Stewart had all of the music and orchestration written and completely recorded before he even had a title for any of the songs. In a Canadian radio interview he stated that he has done this for six of his albums, and he often writes four different sets of lyrics for each song. The title track derives from a song Stewart wrote in 1966 called "Foot of the Stage" with prescient lyrics about Tony Hancock, one of Britain's favourite comedians who died by suicide two years later. When Stewart discovered that Hancock was not well known in the United States, he went back to his original title "Year of the Cat".

Cover art
The cover design, by Hipgnosis and illustrator Colin Elgie,  depicts a woman who has an apparent obsession with cats. She can be seen in the mirror dressing up as a cat for a costume party, and all of the items on her dresser have feline motifs.  Stewart used the same concept for the cover of his 2004 Greatest Hits album, but with most of the cat items replaced with references to his other singles.

Reception

In the United States, Year of the Cat was certified platinum in March 1977, indicating sales of more than one million copies.
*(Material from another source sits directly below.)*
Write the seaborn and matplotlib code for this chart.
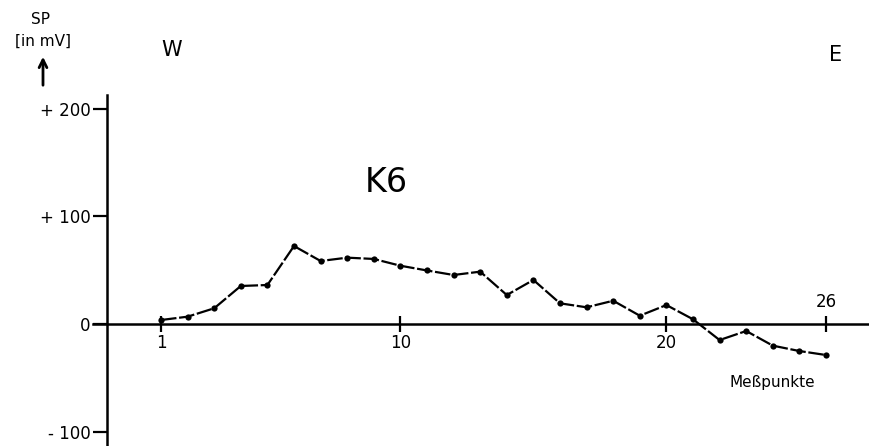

Contemporary reviews were mixed but generally positive. Billboard praised the album featuring "Stewart's cool vocals and exceptionally well-arranged songs that are progressive without being pretentious", whereas Robert Christgau thought Stewart's move from historical themes to the tone of "spy-novels" was an improvement. Peter Reilly, writing for Stereo Review, found Stewart's "hissing sibilant 's's" unintentionally hilarious, especially when combined with the "gloweringly melodramatic" "On the Border". Reilly nonetheless praised the songwriting, "warm, easy atmosphere", and Stewart's guitar skills.

Alan Parsons' production and rich arrangements were widely praised. By 1987, Year of the Cat had become a popular record used for hi-fi demonstration.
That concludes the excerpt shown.